Leaving out the pictures, retype the lines from the beginning of the listing through the line containing "import plotly.graph_objects as go".

+++++

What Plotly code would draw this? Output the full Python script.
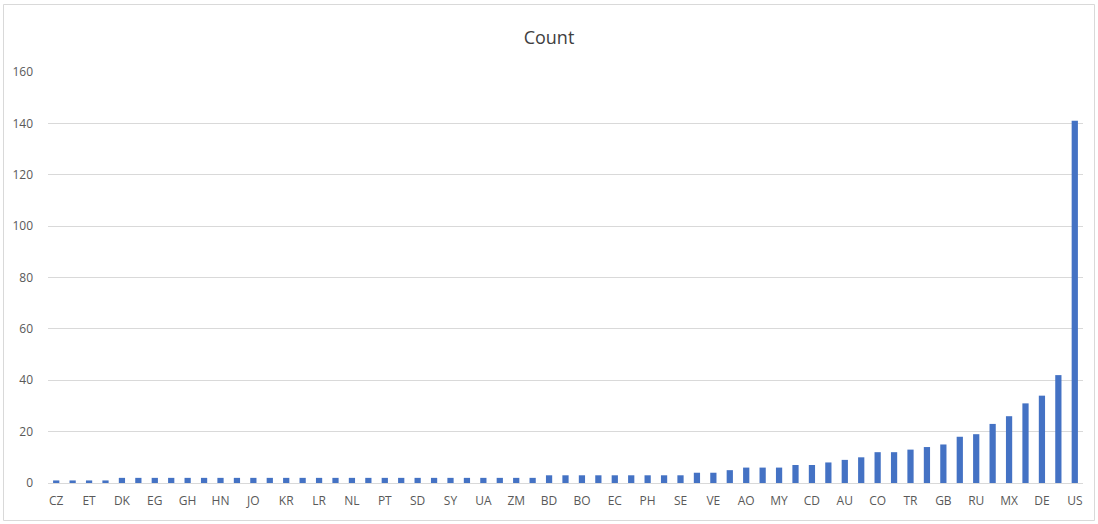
import plotly.graph_objects as go

# Country codes, sorted by count (every other one is labelled on the axis)
countries = [
    "CZ", "DO", "ET", "FI",
    "DK", "EE", "EG", "GE", "GH", "GT", "HN", "IE", "JO", "KE", "KR", "LB", "LR",
    "NG", "NL", "PK", "PT", "SA", "SD", "SN", "SY", "TZ", "UA", "UG", "ZM", "ZW",
    "BD", "BE", "BO", "CL", "EC", "IL", "PH", "PL", "SE",
    "TH", "VE", "ZA", "AO", "AR", "MY", "CA", "CD", "ES", "AU", "IT",
    "CO", "FR", "TR", "BR", "GB", "JP", "RU", "CN", "MX", "PE", "DE", "IN", "US",
]
counts = [
    1, 1, 1, 1,
    2, 2, 2, 2, 2, 2, 2, 2, 2, 2, 2, 2, 2,
    2, 2, 2, 2, 2, 2, 2, 2, 2, 2, 2, 2, 2,
    3, 3, 3, 3, 3, 3, 3, 3, 3,
    4, 4, 5, 6, 6, 6, 7, 7, 8, 9, 10,
    12, 12, 13, 14, 15, 18, 19, 23, 26, 31, 34, 42, 141,
]
y_ticks = [0, 20, 40, 60, 80, 100, 120, 140, 160]

TEXT = "#595959"
GRID = "#d9d9d9"
FONT = "Open Sans, Liberation Sans, sans-serif"

fig = go.Figure(
    go.Bar(
        x=countries,
        y=counts,
        marker=dict(color="#4472C4", line=dict(width=0)),
        hoverinfo="x+y",
    )
)

# plot area spans px 48..1083 horizontally and 72..483 vertically
L, R, T, B = 48, 15, 72, 41
W, H = 1098, 524
pw, ph = W - L - R, H - T - B

def px_x(px):
    return (px - L) / pw

def px_y(py):
    return (H - B - py) / ph

fig.update_layout(
    width=W,
    height=H,
    margin=dict(l=L, r=R, t=T, b=B, pad=0),
    paper_bgcolor="white",
    plot_bgcolor="white",
    bargap=0.62,
    showlegend=False,
    font=dict(family=FONT, color=TEXT, size=12),
    title=dict(
        text="Count",
        x=0.5,
        xanchor="center",
        y=1 - 38 / H,
        yanchor="middle",
        font=dict(family=FONT, size=18, color="#404040"),
    ),
    xaxis=dict(
        type="category",
        tickmode="linear",
        tick0=0,
        dtick=2,
        showgrid=False,
        showline=True,
        linecolor=GRID,
        linewidth=1,
        ticks="",
        tickangle=0,
        tickfont=dict(size=12, color=TEXT),
        ticklabelstandoff=7,
    ),
    yaxis=dict(
        range=[0, 160],
        tickvals=y_ticks,
        showgrid=True,
        gridcolor=GRID,
        gridwidth=1,
        zeroline=False,
        showline=False,
        ticks="",
        tickfont=dict(size=12, color=TEXT),
        ticklabelstandoff=14,
    ),
    shapes=[
        dict(
            type="rect",
            xref="paper",
            yref="paper",
            x0=px_x(3.5),
            x1=px_x(1094.5),
            y0=px_y(520.5),
            y1=px_y(4.5),
            line=dict(color="#d9d9d9", width=1),
            fillcolor="rgba(0,0,0,0)",
            layer="below",
        )
    ],
)

fig.write_html("out.html")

+++++

• **Written answer**:
What Plotly code would draw this? Output the full Python script.
import plotly.graph_objects as go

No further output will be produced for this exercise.